マン、キャリフォネの金山で大いに稼ぐ

サクラメントを出発し、ある者は馬で、あるものは輿に乗っていく。馬が通行できないところは歩く。このような難所を五日程歩くと、高い山の大半に雪が覆うところがある。名をシェラネバダ(ヱヱンナ)という。
山中に三つの大きな河があり、それぞれノヲス、シヲウス、メルルという。
そのノヲスの管理、銀座、金座はみな合衆国のものである。
そこで、雇われ夫となって、道具をもって金鉱に入ることにした。

普段は巨大な坑道を掘って、坑道ごとに金を取るというのだが、盛夏の頃のことであり、坑道の暑さが耐え難いので、多くの人は水際で掘っているという。
四尺あまり掘ると、金鉱がある。また、土砂の中に混じっている砂金がある。
これを川の水で洗い分けるが、そこには秘訣があるという。金を除くとその他に、銀、銅、鉛、錫の数種がある。これを取るものもまた少なくない。
この地は金を産出することがことのほか多いので、年をおかず、月をおかず、一日一日新たに売春宿ができ、市場は山海の美味を売り、まことに繁華である。
しかし、一つ困ったことがある。
ならず者が言いがかりをつけて、人の財産を奪い取ったり、ひどい場合は銃殺することさえあり、暴虐なことを止めることが出来ないものもすこぶる多い
(ただし、最近ましになったと言う人もある)

雇われて三十日ばかりたつ間に、銀百八十枚を得た。これで自らの堀器を買って、雇い主に別れを告げた。
これ以降は、旅館に泊まり、自分で掘ることになった。
金を金座に直接出すと、一日で銀二十枚から二十五枚を得る。しかし、何も取れない日もあったりで、七十数日で銀六百枚を得た。
八月上旬に金山を出発した。

万次郎はこのように莫大な金を得ることは何度もするべきことではない。この金をもってすれば、早くオアフに行って、船に乗って帰国することも難しいことではないと一人確信した。

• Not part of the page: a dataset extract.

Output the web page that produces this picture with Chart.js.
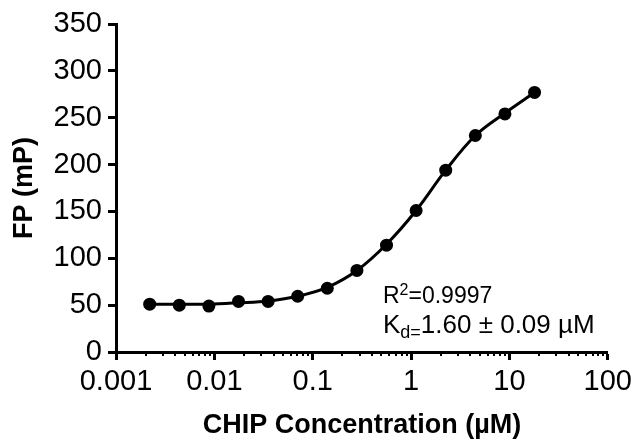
<!DOCTYPE html>
<html>
<head>
<meta charset="utf-8">
<script src="https://cdn.jsdelivr.net/npm/chart.js@4"></script>
<style>
  html, body { margin: 0; padding: 0; background: #fff; }
</style>
</head>
<body>
<canvas id="chartCanvas" width="637" height="442"></canvas>
<script>
// ---------- DATA ----------
const concentrations = [0.0022, 0.0044, 0.0088, 0.0176, 0.0352, 0.0703, 0.1406, 0.2813, 0.5625, 1.125, 2.25, 4.5, 9, 18];
const fpValues = [51, 50, 49, 54, 54, 59.5, 68, 87, 114, 151, 194, 231, 254, 277];
// fitted curve at the same concentrations
const fitValues = [51, 51, 51, 52.5, 54.5, 59.5, 69, 87, 115, 151, 194, 231, 255, 277];
const xTickValues = [0.001, 0.01, 0.1, 1, 10, 100];
const yTickValues = [0, 50, 100, 150, 200, 250, 300, 350];
const xTitle = "CHIP Concentration (µM)";
const yTitle = "FP (mP)";
const r2Text = "0.9997";
const kdText = "1.60 ± 0.09 µM";

const FONT = "'Liberation Sans', Arial, sans-serif";

// ----- minor ticks on the log axis -----
const minorTicks = {
  id: "minorTicks",
  afterDraw(chart){
    const xs = chart.scales.x;
    const ctx = chart.ctx;
    ctx.save();
    ctx.strokeStyle = "#000";
    ctx.lineWidth = 2;
    for(let d = 0.001; d < 100; d *= 10){
      for(let m = 2; m <= 9; m++){
        const px = Math.round(xs.getPixelForValue(d*m));
        ctx.beginPath();
        ctx.moveTo(px, xs.top);
        ctx.lineTo(px, xs.top + 4);
        ctx.stroke();
      }
    }
    ctx.restore();
  }
};

// ----- fit stats text -----
const fitLabel = {
  id: "fitLabel",
  afterDraw(chart){
    const ctx = chart.ctx;
    ctx.save();
    ctx.fillStyle = "#000";
    ctx.textBaseline = "alphabetic";
    ctx.textAlign = "left";
    let x = 383;
    ctx.font = "23px " + FONT;
    ctx.fillText("R", x, 303);
    x += ctx.measureText("R").width;
    ctx.font = "16px " + FONT;
    ctx.fillText("2", x, 295);
    x += ctx.measureText("2").width;
    ctx.font = "23px " + FONT;
    ctx.fillText("=" + r2Text, x, 303);

    x = 383;
    ctx.font = "26px " + FONT;
    ctx.fillText("K", x, 333);
    x += ctx.measureText("K").width;
    ctx.font = "18px " + FONT;
    ctx.fillText("d=", x, 338);
    x += ctx.measureText("d=").width;
    ctx.font = "26px " + FONT;
    ctx.fillText(kdText, x, 333);
    ctx.restore();
  }
};

const chart = new Chart(document.getElementById("chartCanvas"), {
  type: "scatter",
  data: {
    datasets: [{
      data: concentrations.map((c, i) => ({ x: c, y: fitValues[i] })),
      showLine: true,
      tension: 0.35,
      borderColor: "#000",
      borderWidth: 3,
      pointRadius: 0,
      clip: false
    }, {
      data: concentrations.map((c, i) => ({ x: c, y: fpValues[i] })),
      showLine: false,
      backgroundColor: "#000",
      pointRadius: 6.5,
      pointBorderWidth: 0,
      pointBackgroundColor: "#000",
      clip: false
    }]
  },
  options: {
    responsive: false,
    animation: false,
    layout: { padding: { left: 0, top: 24, right: 29, bottom: 0 } },
    plugins: { legend: { display: false }, tooltip: { enabled: false } },
    scales: {
      x: {
        type: "logarithmic",
        position: "bottom",
        min: 0.001,
        max: 100,
        afterBuildTicks: s => { s.ticks = xTickValues.map(v => ({ value: v, major: true })); },
        afterFit: s => { s.height = 90; },
        ticks: {
          autoSkip: false,
          maxRotation: 0,
          color: "#000",
          padding: 5,
          font: { family: FONT, size: 29 },
          callback: v => String(v)
        },
        grid: { drawOnChartArea: false, drawTicks: true, tickLength: 8, tickWidth: 3, tickColor: "#000" },
        border: { display: true, color: "#000", width: 3 },
        title: { display: true, text: xTitle, color: "#000", padding: { top: 0, bottom: 0 },
                 font: { family: FONT, size: 27, weight: "bold" } }
      },
      y: {
        min: 0,
        max: 350,
        afterBuildTicks: s => { s.ticks = yTickValues.map(v => ({ value: v })); },
        afterFit: s => { s.width = 116; },
        ticks: {
          color: "#000",
          padding: 6,
          font: { family: FONT, size: 29 }
        },
        grid: { drawOnChartArea: false, drawTicks: true, tickLength: 8, tickWidth: 3, tickColor: "#000" },
        border: { display: true, color: "#000", width: 3 },
        title: { display: true, text: yTitle, color: "#000", padding: { top: 8, bottom: 0 },
                 font: { family: FONT, size: 27, weight: "bold" } }
      }
    }
  },
  plugins: [minorTicks, fitLabel]
});
</script>
</body>
</html>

サクラメントからシチンボールにのり、カリフォルニアに到着し、オアフに渡るため船便を探していると、ニューヨーク船でイライザ(エライシャ)という船が見つかった。
その大きさは普通の捕鯨船の倍もある。それがオアフに出港すると聞いて、乗せてくれるように頼んだ。
ここで乗船し、舵を南西にとり十八日後オアフに到着した。ユンナの家に入って、運賃二十五枚を船に支払った。